主人に対して単純な報復をしても始まらない。平伏させ、平謝りさせる方法をいろいろと考えた結果、平四郎は僧として大成する道を選んだ。
立派な僧侶になれば、殿様といえども頭を下げさせることができる。

中国で高名な径山(けいざん)の無準禅師のもとを訪ねた平四郎。
中国語がさっぱり分からない。おまけに仏教用語もわからない。ダブルで分からないので、皆目見当もつかない中での修行スタートが始まった。

無準禅師が書いてくれた「丁」の文字を連日ながめながら座禅と修行の生活に入る平四郎。

「丁」ってなんだ????
わからない、いくら考えてもわからない。やがて、わからないこともわからなくなるほど、わからなくなっていった。やがて考えることをやめ、ひたすら目の前のことに一意専心するようになる。

時は移り、九年たったある日、ついに平四郎は大悟し、悟りを極める。無準禅師から法身性才禅師と名づけられるほど、堂々たる禅師になっていたのだ。

勇躍帰国し、大殿様・伊達政宗候の帰依を得て瑞巌円福寺を再興させた法身性才禅師。おみごと!平四郎。

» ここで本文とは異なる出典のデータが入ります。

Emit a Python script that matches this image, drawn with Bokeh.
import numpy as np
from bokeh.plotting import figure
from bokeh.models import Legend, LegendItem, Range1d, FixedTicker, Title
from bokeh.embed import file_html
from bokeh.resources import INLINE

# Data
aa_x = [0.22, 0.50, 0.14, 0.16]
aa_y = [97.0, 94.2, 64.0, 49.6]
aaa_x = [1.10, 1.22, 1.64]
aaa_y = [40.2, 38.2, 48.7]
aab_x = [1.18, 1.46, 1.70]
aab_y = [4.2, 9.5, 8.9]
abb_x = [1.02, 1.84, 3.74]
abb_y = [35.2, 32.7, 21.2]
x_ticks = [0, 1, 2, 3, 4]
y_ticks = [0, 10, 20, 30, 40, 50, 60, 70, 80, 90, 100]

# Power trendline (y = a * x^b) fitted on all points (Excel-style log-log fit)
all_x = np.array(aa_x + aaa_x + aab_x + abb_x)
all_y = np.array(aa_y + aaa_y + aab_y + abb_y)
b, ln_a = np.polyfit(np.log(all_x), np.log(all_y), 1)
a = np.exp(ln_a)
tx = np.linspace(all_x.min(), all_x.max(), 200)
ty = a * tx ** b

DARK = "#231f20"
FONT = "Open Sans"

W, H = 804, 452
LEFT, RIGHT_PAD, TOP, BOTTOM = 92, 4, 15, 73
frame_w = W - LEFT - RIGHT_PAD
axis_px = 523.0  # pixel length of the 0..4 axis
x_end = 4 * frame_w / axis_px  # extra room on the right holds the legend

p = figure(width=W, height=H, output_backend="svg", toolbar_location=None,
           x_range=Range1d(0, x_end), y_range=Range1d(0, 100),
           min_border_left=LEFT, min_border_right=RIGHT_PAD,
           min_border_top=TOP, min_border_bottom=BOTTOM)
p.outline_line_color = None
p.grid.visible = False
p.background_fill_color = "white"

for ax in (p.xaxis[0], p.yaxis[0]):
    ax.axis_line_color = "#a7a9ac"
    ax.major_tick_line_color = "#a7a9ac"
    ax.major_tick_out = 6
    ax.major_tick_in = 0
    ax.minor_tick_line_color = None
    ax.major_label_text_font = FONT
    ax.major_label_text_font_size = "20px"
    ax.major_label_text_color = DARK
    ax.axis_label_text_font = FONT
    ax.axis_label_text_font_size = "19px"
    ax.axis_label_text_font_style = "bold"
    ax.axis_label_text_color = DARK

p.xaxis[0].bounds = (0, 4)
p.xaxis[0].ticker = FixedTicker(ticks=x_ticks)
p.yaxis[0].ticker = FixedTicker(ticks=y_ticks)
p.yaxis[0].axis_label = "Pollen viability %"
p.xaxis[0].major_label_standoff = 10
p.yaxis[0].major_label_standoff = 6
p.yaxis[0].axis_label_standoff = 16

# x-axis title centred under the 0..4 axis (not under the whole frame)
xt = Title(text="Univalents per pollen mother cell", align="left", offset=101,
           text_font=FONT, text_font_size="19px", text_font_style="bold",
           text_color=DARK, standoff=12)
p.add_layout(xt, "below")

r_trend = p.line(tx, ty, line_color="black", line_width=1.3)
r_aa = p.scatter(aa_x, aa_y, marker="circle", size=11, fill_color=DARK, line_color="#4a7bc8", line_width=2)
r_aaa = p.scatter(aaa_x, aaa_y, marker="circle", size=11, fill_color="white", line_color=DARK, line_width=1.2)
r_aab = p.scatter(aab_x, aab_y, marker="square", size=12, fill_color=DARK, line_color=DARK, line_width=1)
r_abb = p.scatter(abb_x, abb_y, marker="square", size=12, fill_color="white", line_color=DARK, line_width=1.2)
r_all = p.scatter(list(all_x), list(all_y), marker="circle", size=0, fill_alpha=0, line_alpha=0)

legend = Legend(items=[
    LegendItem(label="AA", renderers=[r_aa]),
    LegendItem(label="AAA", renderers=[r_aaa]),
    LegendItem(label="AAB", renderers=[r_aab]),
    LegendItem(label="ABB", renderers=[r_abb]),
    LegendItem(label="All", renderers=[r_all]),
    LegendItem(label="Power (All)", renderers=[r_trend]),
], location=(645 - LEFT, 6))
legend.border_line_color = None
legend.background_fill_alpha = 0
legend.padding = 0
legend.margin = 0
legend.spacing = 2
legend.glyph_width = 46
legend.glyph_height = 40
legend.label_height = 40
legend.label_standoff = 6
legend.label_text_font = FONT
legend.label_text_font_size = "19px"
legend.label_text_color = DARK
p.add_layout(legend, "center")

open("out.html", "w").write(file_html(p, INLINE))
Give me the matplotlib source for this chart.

ある日、政宗候とともに瑞巌円福寺に招きを受けた小藩・真壁の郡主時幹は、床に飾ってある下駄をみてけげんな表情を見せる。

その様子を見て、法身性才禅師こと平四郎は、

「遠く径山に登りて帰りて開く円福の大道場、
法身を透得すれば無一物。元是れ真壁の平四郎」

と唄うかのように叫ぶ。

「あっ!」とおどろく元・主人の時幹。

「あの平四郎・・・」
「さよう、あの真壁の平四郎なり。あの下駄殴打を今すぐここで謝罪されたし」
などと野暮なことは言わない。

平四郎が時幹に言った言葉は意外にもこんなものだった。

「ご主人様のあの下駄のお陰で、今日瑞巌円福寺が再興を果たせたのでございます」と当時の郡主に頭を下げ、心からなる御礼を申しのべたというのだ。

「主人を平伏させる」という復讐心で中国に渡った平四郎だが、道を究める過程で復讐心が感謝心にスイッチされたのだろう。

中国で「丁」の文字をながめるうちに、丁稚(でっち)奉公の「丁」、甲、乙、丙、丁の「丁」であることに気づいたのかもしれない。

「元是れ真壁の平四郎」

大成したのち、誰かにこんなことを言ってみたい。しかし、そんなことより、恨みの感情も感謝に変える達人の生き方から学びたいものである。